In doing so, it rejected the collateral-provider's case that the requisite valuation of the collateral was not conducted in a commercially reasonable manner (as is required by the relevant legislation).
The court held that there is no separate and independent requirement for a collateral-taker exercising the remedy of appropriation to act in good faith. The statutory requirement in exercising the remedy of appropriation is simply that the valuation must be made in accordance with the terms of the arrangement and in any event in a commercially reasonable manner – 'no more, no less'.
This imports an objective standard. The collateraltaker is not permitted to act in an arbitrary or unreasonable method in choosing the method of valuation. The question of what is commercially reasonable in any given case is of course fact-sensitive.

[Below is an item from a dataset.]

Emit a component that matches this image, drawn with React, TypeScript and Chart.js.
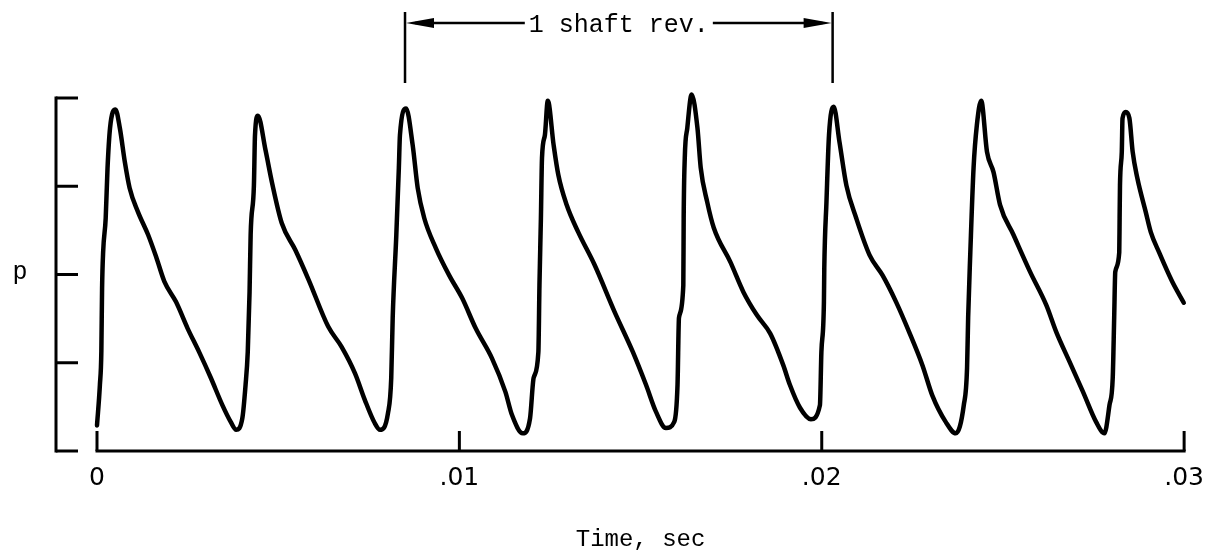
import React, { useEffect, useRef } from 'react';
import { Chart, registerables } from 'chart.js';

Chart.register(...registerables);

// Time (milliseconds) and pressure (arbitrary units, 0-4 axis span)
const timeMs = [
  0.0, 0.08, 0.12, 0.14, 0.17, 0.24, 0.29, 0.36, 0.51,
  0.63, 0.77, 0.9, 1.13, 1.41, 1.64, 1.86, 2.18, 2.5, 2.82, 3.14, 3.46, 3.69, 3.84,
  4.01, 4.1, 4.16, 4.21, 4.24, 4.33, 4.36, 4.44,
  4.65, 4.83, 5.1, 5.47, 5.84, 6.38, 6.75, 7.12, 7.39, 7.66, 7.81,
  8.03, 8.12, 8.16, 8.26, 8.33, 8.36, 8.53,
  8.71, 8.85, 9.03, 9.35, 9.72, 10.08, 10.45, 10.9, 11.27, 11.45, 11.75,
  11.95, 12.05, 12.18, 12.21, 12.25, 12.28, 12.36, 12.44,
  12.6, 12.73, 12.96, 13.28, 13.73, 14.28, 14.79, 15.15, 15.43, 15.7, 15.93,
  16.02, 16.06, 16.18, 16.19, 16.22, 16.29, 16.41,
  16.57, 16.66, 16.84, 17.02, 17.48, 17.84, 18.21, 18.58, 18.94, 19.12, 19.4, 19.7,
  19.95, 19.99, 20.06, 20.07, 20.13, 20.2, 20.33,
  20.49, 20.68, 20.95, 21.32, 21.68, 22.05, 22.41, 22.78, 23.05, 23.42, 23.7,
  23.92, 24.01, 24.04, 24.1, 24.19, 24.28, 24.4,
  24.56, 24.74, 24.92, 25.29, 25.75, 26.2, 26.47, 26.84, 27.21, 27.57, 27.8,
  27.94, 28.03, 28.07, 28.1, 28.21, 28.22, 28.23, 28.28, 28.3, 28.39,
  28.49, 28.58, 28.71, 28.94, 29.08, 29.31, 29.67, 29.99,
];

const pressure = [
  0.29, 0.75, 1.13, 1.84, 2.26, 2.64, 3.2, 3.66, 3.87,
  3.66, 3.27, 2.98, 2.71, 2.45, 2.19, 1.92, 1.69, 1.39, 1.12, 0.83, 0.52, 0.33, 0.24,
  0.37, 0.75, 1.12, 1.8, 2.45, 3.01, 3.58, 3.8,
  3.41, 3.04, 2.58, 2.28, 1.94, 1.41, 1.18, 0.88, 0.58, 0.32, 0.24,
  0.43, 0.83, 1.51, 2.45, 3.21, 3.58, 3.88,
  3.47, 2.98, 2.64, 2.3, 1.99, 1.73, 1.39, 1.05, 0.67, 0.41, 0.2,
  0.37, 0.83, 1.12, 1.88, 2.64, 3.32, 3.58, 3.97,
  3.47, 3.13, 2.79, 2.48, 2.11, 1.58, 1.12, 0.75, 0.44, 0.26, 0.33,
  0.75, 1.51, 1.88, 2.64, 3.32, 3.66, 4.04,
  3.66, 3.21, 2.82, 2.53, 2.14, 1.8, 1.54, 1.33, 0.97, 0.75, 0.49, 0.36,
  0.52, 1.12, 1.69, 2.07, 2.82, 3.58, 3.9,
  3.5, 3.01, 2.64, 2.22, 1.99, 1.69, 1.35, 0.97, 0.63, 0.33, 0.2,
  0.52, 0.94, 1.51, 2.25, 3.21, 3.69, 3.97,
  3.39, 3.16, 2.79, 2.45, 2.03, 1.65, 1.35, 1.01, 0.67, 0.33, 0.2,
  0.52, 0.83, 1.51, 2.03, 2.25, 2.64, 3.01, 3.39, 3.77, 3.84,
  3.77, 3.39, 3.09, 2.71, 2.48, 2.25, 1.92, 1.68,
];

const xTickValues = [0, 0.01, 0.02, 0.03];
const xTickLabels = ['0', '.01', '.02', '.03'];
const yTickValues = [0, 1, 2, 3, 4];
const xTitle = 'Time, sec';
const yTitle = 'p';
const shaftRevTimes = [0.0085, 0.0203];
const shaftRevLabel = '1 shaft rev.';

const MONO = '"Liberation Mono", "Courier New", monospace';

export default function App() {
  const ref = useRef<HTMLCanvasElement>(null);

  useEffect(() => {
    document.body.style.margin = '0';
    const canvas = ref.current;
    if (!canvas) return;
    const points = timeMs.map((t, i) => ({ x: t / 1000, y: pressure[i] }));

    const decor = {
      id: 'decor',
      afterDraw(chart: any) {
        const { ctx, chartArea, scales } = chart;
        const xs = scales.x;
        const ys = scales.y;
        ctx.save();
        ctx.strokeStyle = '#000';
        ctx.fillStyle = '#000';
        ctx.lineWidth = 3;
        ctx.lineCap = 'butt';

        // y-axis bracket with inward ticks
        const bx = chartArea.left - 41;
        const bx2 = chartArea.left - 19;
        const yTop = ys.getPixelForValue(yTickValues[yTickValues.length - 1]);
        const yBot = ys.getPixelForValue(yTickValues[0]);
        ctx.beginPath();
        ctx.moveTo(bx, yTop - 1.5);
        ctx.lineTo(bx, yBot + 1.5);
        ctx.stroke();
        yTickValues.forEach((v) => {
          const y = ys.getPixelForValue(v);
          ctx.beginPath();
          ctx.moveTo(bx, y);
          ctx.lineTo(bx2, y);
          ctx.stroke();
        });

        // x-axis baseline with upward ticks
        const x0 = xs.getPixelForValue(xTickValues[0]);
        const x1 = xs.getPixelForValue(xTickValues[xTickValues.length - 1]);
        ctx.beginPath();
        ctx.moveTo(x0 - 1.5, yBot);
        ctx.lineTo(x1 + 1.5, yBot);
        ctx.stroke();
        xTickValues.forEach((v) => {
          const x = xs.getPixelForValue(v);
          ctx.beginPath();
          ctx.moveTo(x, yBot);
          ctx.lineTo(x, yBot - 20);
          ctx.stroke();
        });

        // y label
        ctx.font = `25px ${MONO}`;
        ctx.textAlign = 'center';
        ctx.textBaseline = 'middle';
        ctx.fillText(yTitle, chartArea.left - 77, ys.getPixelForValue(2) - 2);

        // 1 shaft rev. annotation
        const sx1 = xs.getPixelForValue(shaftRevTimes[0]);
        const sx2 = xs.getPixelForValue(shaftRevTimes[1]);
        const ay = 23;
        ctx.lineWidth = 2.5;
        ctx.beginPath();
        ctx.moveTo(sx1, 12);
        ctx.lineTo(sx1, 83);
        ctx.moveTo(sx2, 12);
        ctx.lineTo(sx2, 83);
        ctx.stroke();
        const mid = (sx1 + sx2) / 2;
        ctx.font = `25px ${MONO}`;
        ctx.textAlign = 'center';
        ctx.textBaseline = 'alphabetic';
        ctx.fillText(shaftRevLabel, mid, 32);
        const tw = ctx.measureText(shaftRevLabel).width;
        const tl = mid - tw / 2 - 4;
        const tr = mid + tw / 2 + 4;
        ctx.beginPath();
        ctx.moveTo(sx1 + 10, ay);
        ctx.lineTo(tl, ay);
        ctx.moveTo(tr, ay);
        ctx.lineTo(sx2 - 10, ay);
        ctx.stroke();
        ctx.beginPath();
        ctx.moveTo(sx1 + 1, ay);
        ctx.lineTo(sx1 + 29, ay - 5);
        ctx.lineTo(sx1 + 29, ay + 5);
        ctx.closePath();
        ctx.fill();
        ctx.beginPath();
        ctx.moveTo(sx2 - 1, ay);
        ctx.lineTo(sx2 - 29, ay - 5);
        ctx.lineTo(sx2 - 29, ay + 5);
        ctx.closePath();
        ctx.fill();
        ctx.restore();
      },
    };

    const chart = new Chart(canvas, {
      type: 'line',
      data: {
        datasets: [
          {
            data: points,
            borderColor: '#000',
            borderWidth: 4.5,
            pointRadius: 0,
            fill: false,
            cubicInterpolationMode: 'monotone',
            borderCapStyle: 'round',
            borderJoinStyle: 'round',
            clip: false,
          } as any,
        ],
      },
      options: {
        responsive: false,
        animation: false,
        devicePixelRatio: 1,
        layout: { padding: { left: 97, right: 24, top: 98, bottom: 0 } },
        plugins: { legend: { display: false }, tooltip: { enabled: false } },
        scales: {
          x: {
            type: 'linear',
            position: 'bottom',
            min: xTickValues[0],
            max: xTickValues[xTickValues.length - 1],
            grid: { display: false, drawTicks: false },
            border: { display: false },
            afterBuildTicks: (s: any) => {
              s.ticks = xTickValues.map((v) => ({ value: v }));
            },
            afterFit: (s: any) => {
              s.height = 103;
            },
            ticks: {
              autoSkip: false,
              maxRotation: 0,
              padding: 12,
              color: '#000',
              font: { family: '"DejaVu Sans", sans-serif', size: 25 },
              callback: (v: any) => {
                const i = xTickValues.indexOf(Number(v));
                return i >= 0 ? xTickLabels[i] : '';
              },
            },
            title: {
              display: true,
              text: xTitle,
              color: '#000',
              font: { family: MONO, size: 24 },
              padding: { top: 0, bottom: 0 },
            },
          },
          y: {
            type: 'linear',
            min: yTickValues[0],
            max: yTickValues[yTickValues.length - 1],
            display: false,
          },
        },
      } as any,
      plugins: [decor],
    });
    return () => chart.destroy();
  }, []);

  return (
    <div style={{ width: 1216, height: 554, background: '#fff' }}>
      <canvas ref={ref} width={1216} height={554} />
    </div>
  );
}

Even if the valuation had not been conducted in a commercially reasonable manner, it would not have been void from the beginning, the court held. Instead, the primary remedy would have been for the court to set aside the valuation, to substitute a compliant one, and to make any necessary consequential orders.
Cases on appropriation are rare, but the valuation issues raised in this case may apply more broadly. In a precursor of the approach we anticipate the English court is likely to adopt in future restructuring cases involving valuation disputes (including restructuring plans), the parties' valuation experts were directed to meet and produce a joint memorandum setting out the matters on which they were agreed and those about which they did not agree.